• [Aim of the exercise]: Please set down all the lines beneath this one exactly, without the pictures.

— start Dataset extract —

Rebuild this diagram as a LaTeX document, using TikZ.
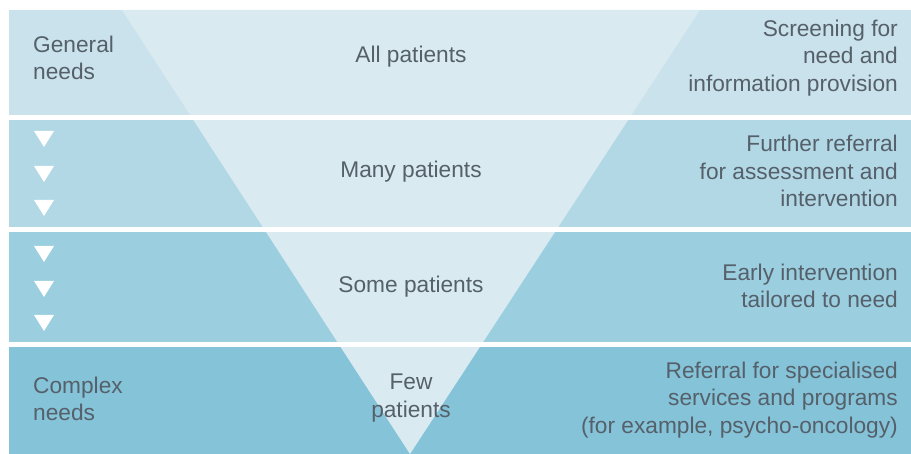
\documentclass[tikz,border=0pt]{standalone}
\usepackage{fontspec}
\setmainfont{Liberation Sans}
\definecolor{bandA}{HTML}{CAE2EB}
\definecolor{bandB}{HTML}{B2D8E6}
\definecolor{bandC}{HTML}{9BCEDF}
\definecolor{bandD}{HTML}{85C3D8}
\definecolor{funnel}{HTML}{D9EAF1}
\definecolor{txt}{HTML}{55606A}
\begin{document}
\begin{tikzpicture}[x=1pt,y=-1pt,
  lbl/.style={text=txt,inner sep=0pt,font=\fontsize{22.7}{27.5}\selectfont},
  rlbl/.style={lbl,anchor=east,align=right},
  llbl/.style={lbl,anchor=west,align=left},
  clbl/.style={lbl,anchor=center,align=center},
  marker/.style={fill=white}]
\useasboundingbox (0,0) rectangle (911,454);
\fill[white] (0,0) rectangle (911,454);
% bands
\fill[bandA] (9,10) rectangle (911,115);
\fill[bandB] (9,120) rectangle (911,227);
\fill[bandC] (9,232) rectangle (911,342);
\fill[bandD] (9,347) rectangle (911,454);
% funnel
\coordinate (tl) at (122,10);
\coordinate (tr) at (700,10);
\coordinate (apex) at (410,454);
\fill[funnel] (tl) -- (tr) -- (apex) -- cycle;
% white gaps across funnel
\fill[white] (9,115) rectangle (911,120);
\fill[white] (9,227) rectangle (911,232);
\fill[white] (9,342) rectangle (911,347);
% markers
\foreach \yy in {131,166,200,246,281,315}{
  \fill[marker] (34,\yy) -- (54,\yy) -- (44,\yy+16) -- cycle;
}
% labels
\node[llbl] (gen) at (33,58) {General\\needs};
\node[clbl] (all) at (411,57) {All patients};
\node[rlbl] (scr) at (898,58) {Screening for\\need and\\information provision};
\node[clbl] (many) at (411,172) {Many patients};
\node[rlbl] (fur) at (898,171) {Further referral\\for assessment and\\intervention};
\node[clbl] (some) at (411,287) {Some patients};
\node[rlbl] (early) at (898,286) {Early intervention\\tailored to need};
\node[llbl] (cplx) at (33,399) {Complex\\needs};
\node[clbl] (few) at (411,398) {Few\\patients};
\node[rlbl] (ref) at (898,400) {Referral for specialised\\services and programs\\(for example, psycho-oncology)};
\end{tikzpicture}
\end{document}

— end Dataset extract —

• [Solution to this task]:
Rebuild this diagram as a LaTeX document, using TikZ.
\documentclass[tikz,border=0pt]{standalone}
\usepackage{fontspec}
\setmainfont{Liberation Sans}
\definecolor{bandA}{HTML}{CAE2EB}
\definecolor{bandB}{HTML}{B2D8E6}
\definecolor{bandC}{HTML}{9BCEDF}
\definecolor{bandD}{HTML}{85C3D8}
\definecolor{funnel}{HTML}{D9EAF1}
\definecolor{txt}{HTML}{55606A}
\begin{document}
\begin{tikzpicture}[x=1pt,y=-1pt,
  lbl/.style={text=txt,inner sep=0pt,font=\fontsize{22.7}{27.5}\selectfont},
  rlbl/.style={lbl,anchor=east,align=right},
  llbl/.style={lbl,anchor=west,align=left},
  clbl/.style={lbl,anchor=center,align=center},
  marker/.style={fill=white}]
\useasboundingbox (0,0) rectangle (911,454);
\fill[white] (0,0) rectangle (911,454);
% bands
\fill[bandA] (9,10) rectangle (911,115);
\fill[bandB] (9,120) rectangle (911,227);
\fill[bandC] (9,232) rectangle (911,342);
\fill[bandD] (9,347) rectangle (911,454);
% funnel
\coordinate (tl) at (122,10);
\coordinate (tr) at (700,10);
\coordinate (apex) at (410,454);
\fill[funnel] (tl) -- (tr) -- (apex) -- cycle;
% white gaps across funnel
\fill[white] (9,115) rectangle (911,120);
\fill[white] (9,227) rectangle (911,232);
\fill[white] (9,342) rectangle (911,347);
% markers
\foreach \yy in {131,166,200,246,281,315}{
  \fill[marker] (34,\yy) -- (54,\yy) -- (44,\yy+16) -- cycle;
}
% labels
\node[llbl] (gen) at (33,58) {General\\needs};
\node[clbl] (all) at (411,57) {All patients};
\node[rlbl] (scr) at (898,58) {Screening for\\need and\\information provision};
\node[clbl] (many) at (411,172) {Many patients};
\node[rlbl] (fur) at (898,171) {Further referral\\for assessment and\\intervention};
\node[clbl] (some) at (411,287) {Some patients};
\node[rlbl] (early) at (898,286) {Early intervention\\tailored to need};
\node[llbl] (cplx) at (33,399) {Complex\\needs};
\node[clbl] (few) at (411,398) {Few\\patients};
\node[rlbl] (ref) at (898,400) {Referral for specialised\\services and programs\\(for example, psycho-oncology)};
\end{tikzpicture}
\end{document}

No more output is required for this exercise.